Kryptowährungen durchlaufen aktuell ihr eigenes Tal der Tränen. Die Korrektur könnte jedoch mittel- bis langfristig Positives zu Tage fördern. Nach dem Gartner Hype-Zyklus zu beurteilen, erfolgt die produktivste Entwicklungsphase und die Adoption einer neuen Technologie in der daraufkommenden Phase, dem sogenannten Pfad der Erleuchtung. Der Marktzusammenbruch hat die Risse im Kryptomarkt offenbart. Der spektakuläre Sturz von Terra-Luna und die mögliche Liquidation verschiedener «Centralized Finance» (CeFi) Plattformen wie Babel, Voyager, Celsius und dergleichen haben aufgezeigt, wieviel in diesem Markt aktuell noch auf dem Prinzip Hoffnung basiert. Solange die Märkte hoch- oder seitwärts verliefen, wurden aggressive Geschäftsmodelle und überhöhte Zinserträge kaum hinterfragt. Renditen von 20% auf Stable-Coins währenddem Fiat-Anleihen negative Zinsen auszahlten, wurden in den vergangenen Monaten nach und nach als normal erachtet. Eine Weisheit im Krypto-Markt besagt: «Wenn du nicht verstehst, woher die Zinsen kommen, dann bist du der Zins».    
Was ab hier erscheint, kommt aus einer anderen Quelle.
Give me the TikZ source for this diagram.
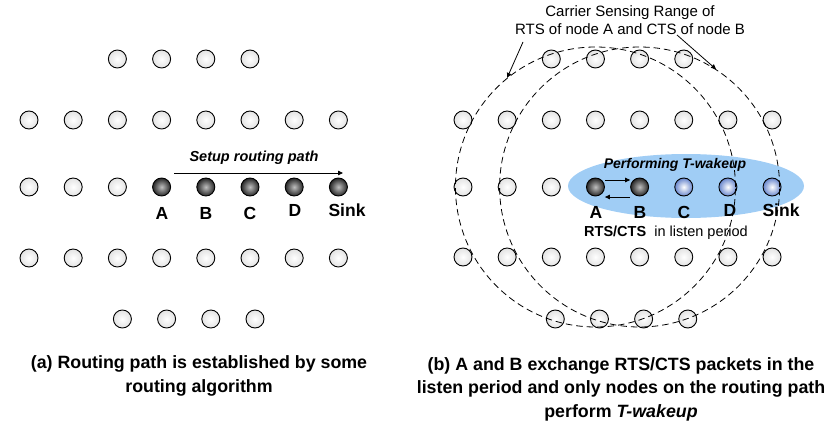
\documentclass[tikz,border=0pt]{standalone}
\usepackage{fontspec}
\setmainfont{Liberation Sans}
\usetikzlibrary{arrows.meta}
\definecolor{zone}{RGB}{160,205,245}
\definecolor{nodeblue}{RGB}{105,135,205}
\tikzset{
  idle/.style={circle,draw=black,line width=0.9pt,inner sep=0pt,minimum size=18pt,inner color=white,outer color=gray!22},
  relay/.style={idle,inner color=gray!50,outer color=black!85},
  awake/.style={idle,inner color=white,outer color=nodeblue},
  lbl/.style={font=\bfseries\fontsize{17.5}{17.5}\selectfont},
  capt/.style={font=\bfseries\fontsize{17.8}{23.5}\selectfont,align=center},
  senserange/.style={circle,draw,dash pattern=on 6.5pt off 4pt,line width=0.8pt,inner sep=0pt,minimum size=280pt},
  tip/.style={-{Triangle[length=5pt,width=4.5pt]},line width=0.8pt}
}
\begin{document}
\begin{tikzpicture}[x=1pt,y=-1pt]
\useasboundingbox (0,0) rectangle (840,428);
%(a) left field
\foreach \k in {2,...,5} \node[idle] (la1\k) at ({29+44.2*\k},59) {};
\foreach \k in {0,...,7} \node[idle] (la2\k) at ({29+44.2*\k},120) {};
\foreach \k in {0,...,2} \node[idle] (la3\k) at ({29+44.2*\k},187) {};
\foreach \k in {3,...,7} \node[relay] (la3\k) at ({29+44.2*\k},187) {};
\foreach \k in {0,...,7} \node[idle] (la4\k) at ({29+44.2*\k},258) {};
\foreach \k in {2,...,5} \node[idle] (la5\k) at ({34+44.2*\k},319) {};
%routing path
\coordinate (setupA) at (174,173);
\coordinate (setupB) at (343,173);
\draw[tip] (setupA) -- (setupB);
\node[font=\bfseries\itshape\fontsize{14.5}{14.5}\selectfont] (setup) at (254,158) {Setup routing path};
\node[lbl] (lA) at (162,213) {A};
\node[lbl] (lB) at (206,213) {B};
\node[lbl] (lC) at (250,213) {C};
\node[lbl] (lD) at (295,210) {D};
\node[lbl] (lS) at (347,210) {Sink};
%(b) right field
\fill[zone] (686,186) ellipse [x radius=118pt,y radius=32pt];
\foreach \k in {2,...,5} \node[idle] (rb1\k) at ({463+44.15*\k},59) {};
\foreach \k in {0,...,7} \node[idle] (rb2\k) at ({463+44.15*\k},120) {};
\foreach \k in {0,...,2} \node[idle] (rb3\k) at ({463+44.15*\k},187) {};
\foreach \k in {3,4} \node[relay] (rb3\k) at ({463+44.15*\k},187) {};
\foreach \k in {5,...,7} \node[awake] (rb3\k) at ({463+44.15*\k},187) {};
\foreach \k in {0,...,7} \node[idle] (rb4\k) at ({463+44.15*\k},257) {};
\foreach \k in {2,...,5} \node[idle] (rb5\k) at ({467+44.15*\k},319) {};
%carrier sensing ranges
\node[senserange] (rangeA) at (rb33) {};
\node[senserange] (rangeB) at (rb34) {};
\node[align=center,font=\fontsize{15}{18}\selectfont] (csr) at (630,20) {Carrier Sensing Range of\\RTS of node A and CTS of node B};
\coordinate (csrL) at (523,42);
\coordinate (csrR) at (677,35);
\draw[tip] (csrL) -- (rangeA.129);
\draw[tip] (csrR) -- (rangeB.57);
%RTS/CTS exchange
\draw[tip] ([yshift=7pt]rb33.east) -- ([yshift=7pt]rb34.west);
\draw[tip] ([yshift=-10pt]rb34.west) -- ([yshift=-10pt]rb33.east);
\node[font=\bfseries\itshape\fontsize{14}{14}\selectfont] (twake) at (675,165) {Performing T-wakeup};
\node[lbl] (rA) at (596,212) {A};
\node[lbl] (rB) at (640,212) {B};
\node[lbl] (rC) at (684,212) {C};
\node[lbl] (rD) at (730,210) {D};
\node[lbl] (rS) at (781,210) {Sink};
\node[font=\fontsize{14.5}{14.5}\selectfont] (listen) at (666,233) {\textbf{RTS/CTS}\ \ in listen period};
%captions
\node[capt] (captA) at (199,376) {(a) Routing path is established by some\\routing algorithm};
\node[capt] (captB) at (621,389) {(b) A and B exchange RTS/CTS packets in the\\listen period and only nodes on the routing path\\perform \textit{T-wakeup}};
\end{tikzpicture}
\end{document}
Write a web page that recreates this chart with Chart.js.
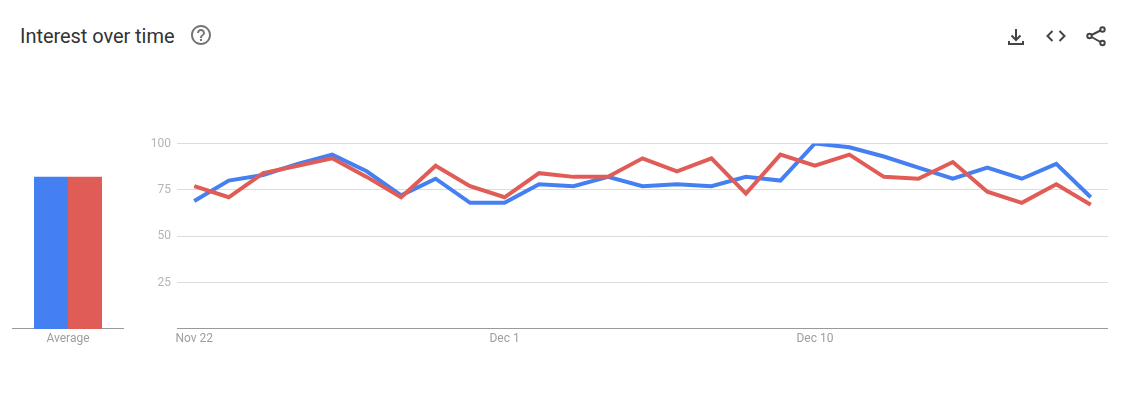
<!DOCTYPE html>
<html>
<head>
<meta charset="utf-8">
<title>Interest over time</title>
<script src="https://cdn.jsdelivr.net/npm/chart.js@4"></script>
<style>
    html, body { margin: 0; padding: 0; background: #fff; }
    body { position: relative; width: 1132px; height: 402px; overflow: hidden; font-family: Roboto, sans-serif; }
    h1 { position: absolute; left: 20px; top: 25px; margin: 0; font-size: 20px; line-height: 22px; font-weight: 400; color: #333; letter-spacing: -0.05px; }
    canvas { position: absolute; top: 120px; }
    #grafico-promedio { left: 12px; }
    #grafico-tiempo { left: 130px; }
    svg { position: absolute; }
</style>
</head>
<body>
<h1>Interest over time</h1>
<svg style="left:189px;top:23px" width="24" height="24" viewBox="0 0 24 24" fill="#757575">
    <path d="M11 18h2v-2h-2v2zm1-16C6.48 2 2 6.48 2 12s4.48 10 10 10 10-4.48 10-10S17.52 2 12 2zm0 18c-4.41 0-8-3.59-8-8s3.59-8 8-8 8 3.59 8 8-3.59 8-8 8zm0-14c-2.21 0-4 1.79-4 4h2c0-1.1.9-2 2-2s2 .9 2 2c0 2-3 1.75-3 5h2c0-2.25 3-2.5 3-5 0-2.21-1.79-4-4-4z"/>
</svg>
<svg style="left:1004px;top:25px" width="24" height="24" viewBox="0 0 24 24" fill="none" stroke="#444" stroke-width="2">
    <path d="M12 4v11M7.5 10.5 12 15l4.5-4.5M5 16v3h14v-3"/>
</svg>
<svg style="left:1044px;top:24px" width="24" height="24" viewBox="0 0 24 24" fill="none" stroke="#444" stroke-width="2">
    <path d="M8.5 7 3.5 12l5 5M15.5 7l5 5-5 5"/>
</svg>
<svg style="left:1084px;top:24px" width="24" height="24" viewBox="0 0 24 24" fill="none" stroke="#444" stroke-width="2">
    <circle cx="18.5" cy="5.5" r="2.2"/><circle cx="5.5" cy="12" r="2.2"/><circle cx="18.5" cy="19" r="2.2"/>
    <path d="M7.5 11 16.5 6.5M7.5 13l9 5"/>
</svg>
<canvas id="grafico-promedio" width="112" height="240"></canvas>
<canvas id="grafico-tiempo" width="978" height="240"></canvas>
<script>
const dias = ['Nov 22', 'Nov 23', 'Nov 24', 'Nov 25', 'Nov 26', 'Nov 27', 'Nov 28', 'Nov 29', 'Nov 30',
    'Dec 1', 'Dec 2', 'Dec 3', 'Dec 4', 'Dec 5', 'Dec 6', 'Dec 7', 'Dec 8', 'Dec 9',
    'Dec 10', 'Dec 11', 'Dec 12', 'Dec 13', 'Dec 14', 'Dec 15', 'Dec 16', 'Dec 17', 'Dec 18']
const valoresAzul = [69, 80, 83, 89, 94, 85, 72, 81, 68, 68, 78, 77, 82, 77, 78, 77, 82, 80, 100, 98, 93, 87, 81, 87, 81, 89, 71]
const valoresRojo = [77, 71, 84, 88, 92, 82, 71, 88, 77, 71, 84, 82, 82, 92, 85, 92, 73, 94, 88, 94, 82, 81, 90, 74, 68, 78, 67]
const etiquetasX = ['Nov 22', 'Dec 1', 'Dec 10']
const etiquetasY = [100, 75, 50, 25]
const promedioCategoria = ['Average']
const promedioAzul = [82]
const promedioRojo = [82]

const AZUL = '#4480f2'
const ROJO = '#e05d57'
const fuenteEjes = { family: 'Roboto', size: 12 }
const alturaEjeX = 31.1

const ejeX = {
    offset: true,
    grid: { display: false, tickLength: 0 },
    border: { color: '#9a9a9a', width: 1 },
    afterFit: (eje) => { eje.height = alturaEjeX },
    ticks: {
        color: '#9e9e9e',
        font: fuenteEjes,
        padding: 3,
        maxRotation: 0,
        autoSkip: false,
    },
}

new Chart(document.querySelector('#grafico-promedio'), {
    type: 'bar',
    data: {
        labels: promedioCategoria,
        datasets: [
            { data: promedioAzul, backgroundColor: AZUL, barPercentage: 1, categoryPercentage: 0.607 },
            { data: promedioRojo, backgroundColor: ROJO, barPercentage: 1, categoryPercentage: 0.607 },
        ],
    },
    options: {
        responsive: false,
        animation: false,
        layout: { padding: { top: 23.5 } },
        plugins: { legend: { display: false }, tooltip: { enabled: false } },
        scales: {
            x: ejeX,
            y: { display: false, min: 0, max: 100 },
        },
    },
})

new Chart(document.querySelector('#grafico-tiempo'), {
    type: 'line',
    data: {
        labels: dias,
        datasets: [
            { data: valoresAzul, borderColor: AZUL, order: 2 },
            { data: valoresRojo, borderColor: ROJO, order: 1 },
        ],
    },
    options: {
        responsive: false,
        animation: false,
        layout: { padding: { top: 23.5 } },
        elements: {
            point: { radius: 0 },
            line: { borderWidth: 4, tension: 0, borderJoinStyle: 'miter', borderCapStyle: 'butt' },
        },
        plugins: { legend: { display: false }, tooltip: { enabled: false } },
        scales: {
            x: {
                ...ejeX,
                ticks: {
                    ...ejeX.ticks,
                    callback: function (valor) {
                        const etiqueta = this.getLabelForValue(valor)
                        return etiquetasX.includes(etiqueta) ? etiqueta : null
                    },
                },
            },
            y: {
                min: 0,
                max: 100,
                afterFit: (eje) => { eje.width = 47 },
                afterBuildTicks: (eje) => {
                    eje.ticks = etiquetasY.map((valor) => ({ value: valor }))
                },
                border: { display: false },
                grid: { color: '#dcdcdc', drawTicks: false },
                ticks: { color: '#b4b4b4', font: { family: 'Roboto', size: 12 }, padding: 6 },
            },
        },
    },
})
</script>
</body>
</html>
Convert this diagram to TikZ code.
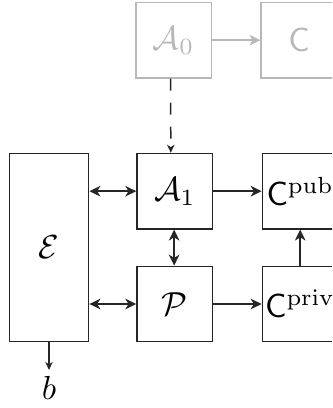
\documentclass[tikz,border=0pt]{standalone}
\usetikzlibrary{arrows.meta}
\definecolor{ink}{gray}{0.15}
\definecolor{faint}{gray}{0.72}
\begin{document}
\begin{tikzpicture}[x=0.3pt,y=-0.3pt,
  box/.style={draw=ink, line width=0.45pt, minimum width=22.7pt, minimum height=22.6pt, inner sep=0pt, text=black},
  ghost/.style={box, draw=faint, text=faint},
  tip/.tip={Stealth[length=3.3pt,width=3.2pt,inset=1pt]},
  smalltip/.tip={Stealth[length=2.4pt,width=2.2pt,inset=0.7pt]},
  conn/.style={draw=ink, line width=0.45pt, -tip},
  biconn/.style={draw=ink, line width=0.45pt, tip-tip},
]
\useasboundingbox (0,0) rectangle (332,408);
\clip (0,0) rectangle (332,408);
% faded top row
\node[ghost] (A0) at (173.6,40.2) {$\mathcal{A}_0$};
\node[ghost] (C) at (299,40.2) {$\mathsf{C}$};
% main nodes
\node[box] (A1) at (174.8,191.2) {$\mathcal{A}_1$};
\node[box] (Cpub) at (300.2,191.2) {$\mathsf{C}^{\mathrm{pub}}$};
\node[box, minimum width=23.7pt, minimum height=56.3pt] (E) at (49.2,247.5) {$\mathcal{E}$};
\node[box] (P) at (174.8,304) {$\mathcal{P}$};
\node[box] (Cpriv) at (300.2,304) {$\mathsf{C}^{\mathrm{priv}}$};
\node[inner sep=0pt, anchor=north] (b) at (49,376) {$b$};
\coordinate (bend) at (49,370);
% connectors
\draw[draw=faint, line width=0.45pt, -tip] (A0) -- (C);
\draw[draw=ink, line width=0.45pt, dash pattern=on 3.6pt off 3.6pt, -smalltip] ([xshift=-0.9pt]A0.south) -- ([xshift=-1.2pt]A1.north);
\draw[biconn] (E.east |- A1) -- (A1);
\draw[biconn] (E.east |- P) -- (P);
\draw[biconn] ([xshift=-0.2pt]A1.south) -- ([xshift=-0.2pt]P.north);
\draw[conn] (A1) -- (Cpub);
\draw[conn] (P) -- (Cpriv);
\draw[conn] (Cpriv) -- (Cpub);
\draw[conn, -smalltip] (E.south -| bend) -- (bend);
\end{tikzpicture}
\end{document}
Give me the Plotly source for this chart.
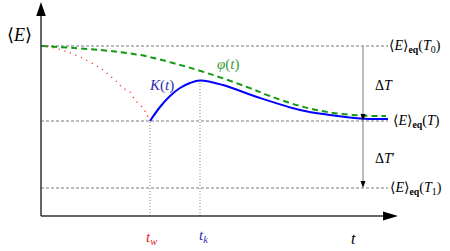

Risiken nicht ausblenden: Krypto-Vermögenswerte sicher aufbewahren  

Vor einigen Monaten hat mir ein Bekannter erzählt, dass es sich für ihn nicht lohne, seine Stable-Coins zu einer lizenzierten Bank zur sicheren Aufbewahrung zu liefern, da die Rendite dort zu gering sei und er seine Coins viel lieber auf eine unlizenzierte CeFi-Plattform für beachtliche Zinsen anlegen möchte. Auf allfällige Risiken angesprochen, erwähnte er, dass er die Plattform schon seit längerem benutze und auch schon einige Drawdowns ohne Probleme mitgemacht hätte. Solche Beispiele zeigen, dass selbst rationale Investoren nach einiger Zeit dazu neigen, die Vergangenheit linear zu extrapolieren und dadurch Risiken ausblenden. Vor diesem Hintergrund könnte die Korrektur zu einer längst überfälligen Katharsis führen und den Markt mittel- bis langfristig stärken.    

Gutkapitalisierte und regulierte Unternehmen wie die SEBA Bank sind bestens positioniert, um davon zu profitieren und ihren Kunden ein sicheres und reguliertes Umfeld zu bieten.  Wir erleben, dass Anleger und Vermögensverwalter nun vermehrt nach einer sicheren Aufbewahrung ihrer Krypto-Vermögenswerte und Private Keys suchen, die auch in turbulenten Zeiten für sie erreichbar sind.    

Kryptowährungen, Web-3.0 und Blockchain-Technologien auf ihre täglichen Preisschwankungen zu reduzieren, halten wir für einen Fehler. Die kurzfristigen Auswirkungen einer neuen Technologie werden oft überschätzt, die mittel- bis langfristigen jedoch tendenziell unterschätzt. Der Innovationsfluss im Krypto-Bereich ist nach wie vor ungebremst. Vor drei Jahren sprach kaum einer von Decentralized Finance und vor zwei Jahren wussten die wenigsten, was NFT bedeutet. Ob das nun die Konzepte sind, welche sich letztendlich durchsetzen, lässt sich genauso wenig abschätzen wie 1995. Gut möglich, dass in den nächsten Jahren weitere Anwendungen hinzukommen. Was uns grundsätzlich zuversichtlich stimmt, ist, dass ungeachtet der Verwerfungen an den Märkten, die Entwickler-Aktivitäten und die institutionelle Adoption weiterhin in grossen Schritten voranschreiten.     

Gregory Mall, CFA - Head Investment Solutions SEBA Bank  

Gregory Mall verfügt über langjährige Erfahrung im Portfolio Management und in der Verwaltung digitaler Vermögenswerte auf diskretionärer Basis. Bei der SEBA Bank ist er für die Produktstrukturierung von ETPs, AMCs und strukturierten Produkten sowie für die Verwaltung der diskretionären Mandate verantwortlich.  Bevor er zu SEBA Bank stiess, war er im Bereich Multi-Asset Fund Management bei der Credit Suisse tätig. Greg hat einen Master-Abschluss in Economics von der Universität St. Gallen (HSG).